WHAT started as a whisper ended with a bang.
Cathy McGowan was barely a blip on the national media's radar when she announced her tilt at federal politics prior to the 2013 election.
It was the opposite story on Monday morning, when the independent MP announced she would not be contesting the May vote, handing the reins as ‘orange independent’ to Wangaratta's Dr Helen Haines.
Ms McGowan's decision attracted a huge media scrum and made national headlines, continuing to thrust Indi into the spotlight as the 2019 election draws closer.
The two-term MP undoubtedly changed the political landscape in her electorate with the Voices for Indi group, but further afield as well.
Similar campaigns have emerged in Tony Abbott's seat of Warringah, and in neighbouring electorate Farrer, which is held by longtime Liberal Sussan Ley.
With the incumbent’s departure, the next election will be Voices for Indi's biggest test.
Ms McGowan won the seat in 2016 on a comfortable 4.8 percent margin, but plenty has changed since.
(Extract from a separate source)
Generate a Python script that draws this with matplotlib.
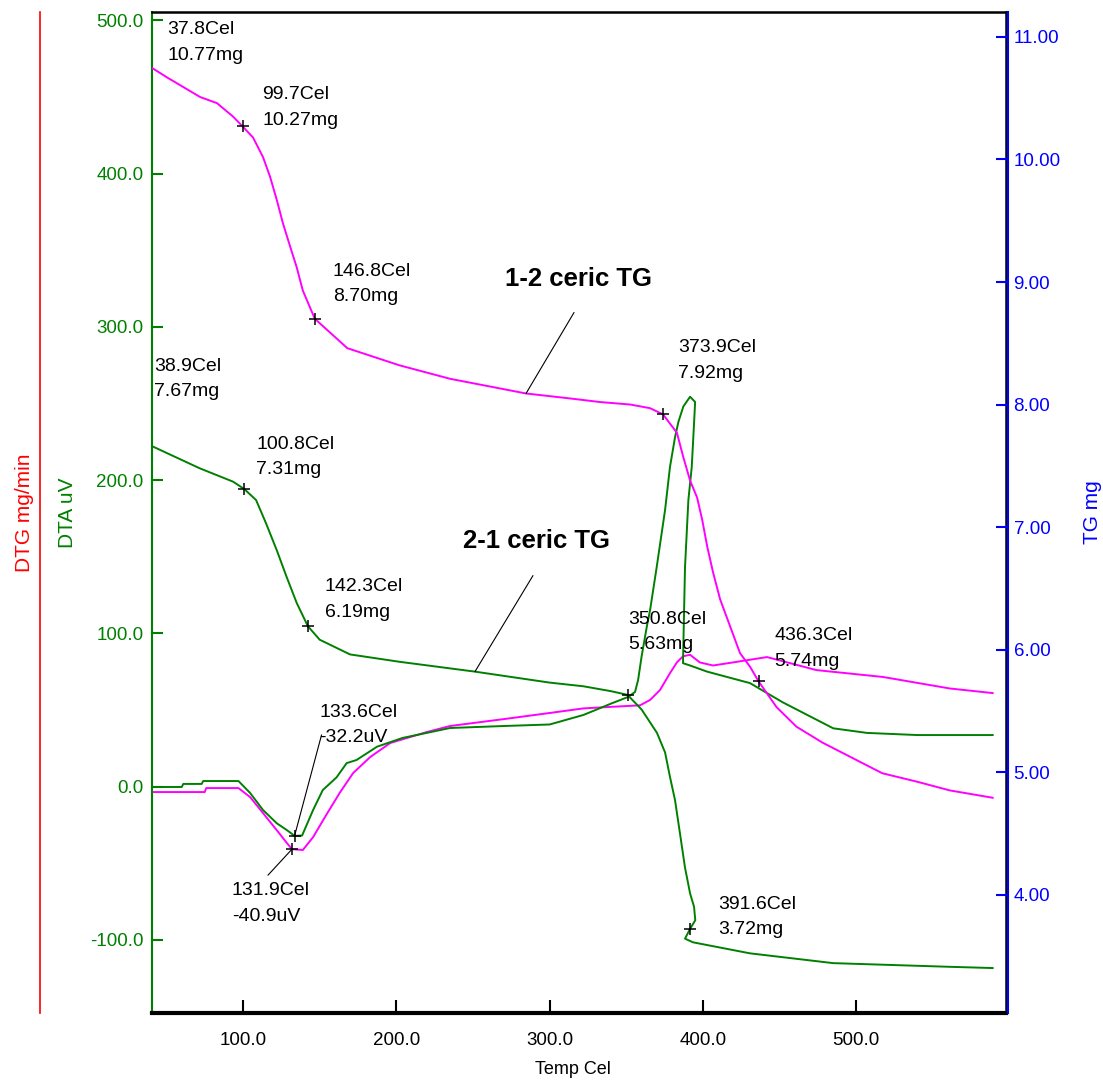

This time, not only will Voices for Indi have to put in work introducing Dr Haines, a first-time political candidate, to the electorate, they also face increased competition from the major parties.
Liberal challenger Steve Martin fits the bill for a party looking to regain control of what once was a traditionally safe seat.
The Nationals, too, could potentially run a compelling candidate should Bridget McKenzie throw her hat into the ring – though the party is on the nose after a series of scandals.
Ms McGowan’s campaign changed what was possible for an independent candidate in 2013. Whether that remains the case for Dr Haines, only time will tell.